Feast of Faith, p. 144 (speaking of more traditional Protestant communities)
“It always impressed me that our Protestant brethren, in transforming the medieval liturgical forms, have achieved a real balance between, on the one hand, the relationship of the community to its leader and, on the other, their common relationship to the cross. Their whole basic approach laid great weight on the community character of worship and the interplay of leader and congregation, whereas in the Catholic liturgy of former times this only consisted in the priest’s turning round for a brief ‘Dominus vobiscum‘ or to invite the people to pray. But when it is a question of praying together, Protestants, people and leader, together turn to the image of the Crucified. I think we should seriously try to learn from this.”

“Worship in the Parish Communities Fifteen Years after the Council: A Sermon Delivered to the Bishops’ Conference in Fulda”
“[W]are glad about the awakening of a new sense of common responsibility, a new experience of fellowship and of community participation in the eucharistic mystery; we rejoice in the new understanding which is abroad since the Church’s liturgy has been brought from behind the veils of history to stand before us, fresh in its simplicity and greatness of stature.

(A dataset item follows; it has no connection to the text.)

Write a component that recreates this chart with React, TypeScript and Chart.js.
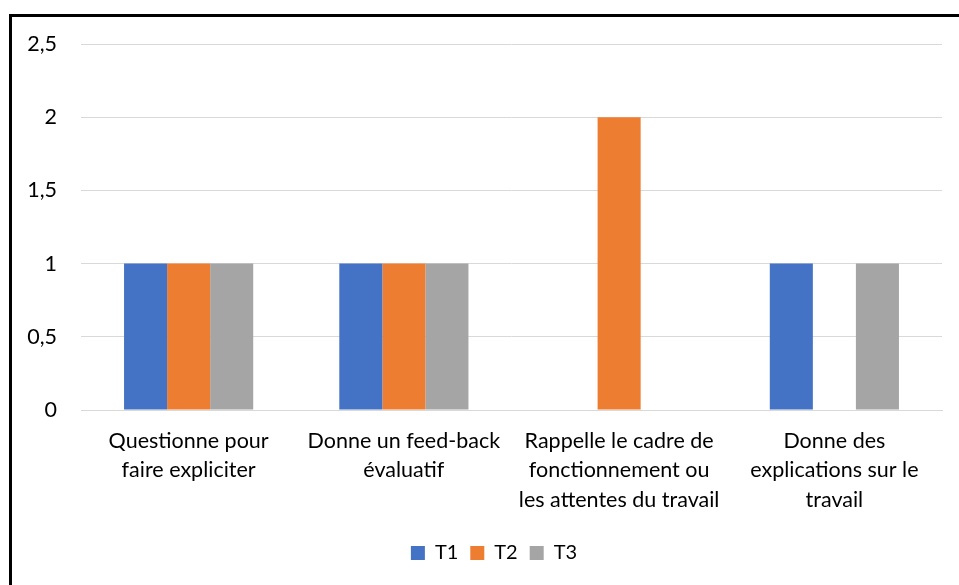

‘Community’ is the new discovery of the post-conciliar period. We have called to mind once more that Eucharist, in the language of the ancient Church, was called, among other things, synaxis, the ‘meeting together’, the assembly. It draws and binds men together, unites them, builds up community. Conversely, the community experiences Eucharist as fulfillment, as the center of its life, something in which it shares as a totality.

“There is something else: the Council reminded us most explicitly that the liturgy is, in the Church’s langauge, actio, an action. Therefore it implies the participatio actuosa, the active participation of all the faithful.”

“I would like to mention a third aspect involved in the proper celebration of the Eucharist. It is one of the happy features of worship in the wake of the Council that more and more people participate fully in the Eucharist by receiving the body of the Lord, communicating with him and, in him, with the whole Church God.”

The Spirit of the Liturgy, p. 171
“To express one of its main ideas for the shaping of the liturgy, the Second Vatican Council gave us the phrase participatio actuosa, the ‘active participation’ of everyone in the opus Dei, in what happens in the worship of God. It was quite right to do so. The Catechism of the Catholic Church points out that the word ‘liturgy’ speaks to us of a common service and thus has reference to the whole holy People of God (cf. CCC 1069).”